Who deserves the blame for the wait-list fraud and lack of medical care for veterans at the VA? According to a new CBS poll, a third of Americans blame the man who has been in charge of the VA for more than five years. And another 17% blame his boss:
Americans are split in their thoughts over who they think is most to blame for the problems at Veterans Affairs department medical facilities, which involve allegations that VA hospitals kept delays in treatment off the books and that patients may have died waiting for care.
But Veterans Affairs Secretary Eric Shinseki and the VA (33 percent) receive more blame than either local VA hospitals (28 percent) or President Obama (17 percent). About a quarter doesn’t have an opinion.
Partisan differences emerge: While 31 percent of Republicans blame Shinseki and the VA for the problems, nearly as many blame Mr. Obama (30 percent). Fewer Democrats and independents say the president is at fault; they are more likely to blame Shinseki and the VA and local VA hospitals.
The poll does suffer in one respect in the way that the question was framed. Those were the only choices offered to respondents. Had they offered an option to blame Congress, it would be interesting to see how many would have opted for that choice, and that number may be represented in the relatively high number (23%) who didn’t make a choice at all.
The next question on the poll also hints at that impulse. Respondents ended up in a virtual split (42/41) over whether long waits are caused by inadequate resources or poor management of resources. Interestingly, each of the three political demographics have 42% blaming inadequate resources. A plurality of Republicans (47%) blame poor management, while Democrats (39%) and independents (40%) are less focused on that explanation. Perhaps the media should be exploring the massive increases in resources given to Shinseki by Congress over the last five years, as the OMB data clearly shows.
Obama’s defenders have begun mumbling about “Green Lanternism” again in response to his executive management failures. Ron Fournier blasts that argument into orbit:
The inconvenient truth is that Klein’s kind of thinking lets the president off the hook, unaccountable for promises broken and opportunities lost. Rather than change Washington’s culture of polarization, zero-sum game politics, and spin, Obama surrendered to it almost immediately. On health insurance reform, government debt, and loosening immigration laws, Obama shares blame with obstinate House Republicans for fumbling potential compromise. On climate change and gun control, Obama knew (or should have known) his rhetoric was setting up voters for disappointment. Rather than roll back Bush-era terrorism programs that curb civil liberties, Obama deepened them.
The launch of the Affordable Care Act and the worsening of conditions at the Veterans Affairs Department are emblematic of Obama’s inattention to the hard work of governing. He is slow to fire poor-serving Cabinet members and quick to dismiss controversies as “phony scandals.” To the Obama administration, transparency is a mere talking point. The great irony of his progressive presidency: Democrats privately admit that Obama has done as much to undermine the public’s faith in government as his GOP predecessor. The Green Lantern Theory is an excuse for failure.

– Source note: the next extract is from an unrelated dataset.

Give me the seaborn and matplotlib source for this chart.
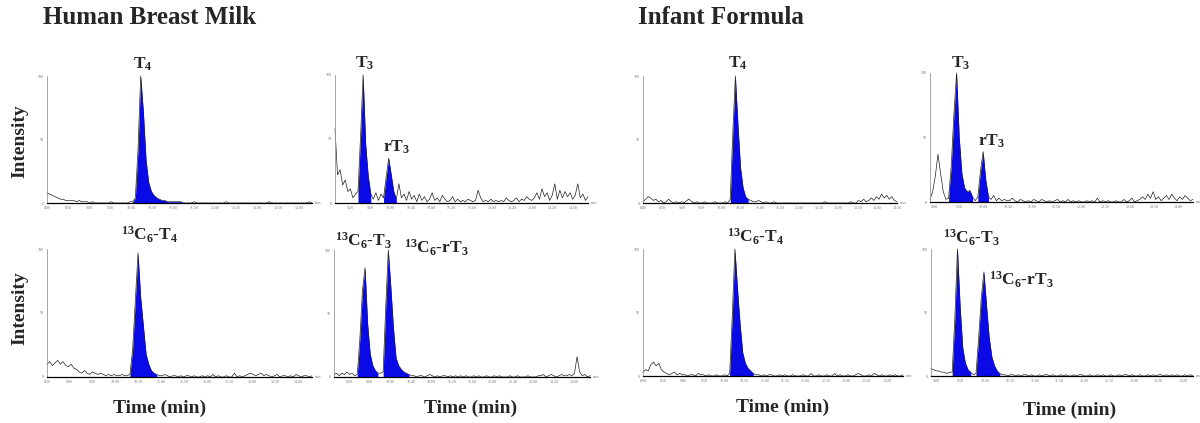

Let’s recap on this. Candidate Obama campaigned on this issue, and president-elect Obama and Shinseki were briefed on it during the transition, and VA officials had been warned as early as 2010 that wait-list fraud was still occurring. Congress has increased Shinseki’s budget by 78% since the 2009 inauguration as demanded by Obama. Yet the White House claims to be shocked, shocked that this problem exists — and that the man to deal with it is the same man who let it fester for five-plus years while Congress poured money into his organization.
You don’t have to be Green Lantern to address that issue. You just need to be a competent executive. Right now, we don’t have that at the VA, nor at the White House either — and voters are starting to notice.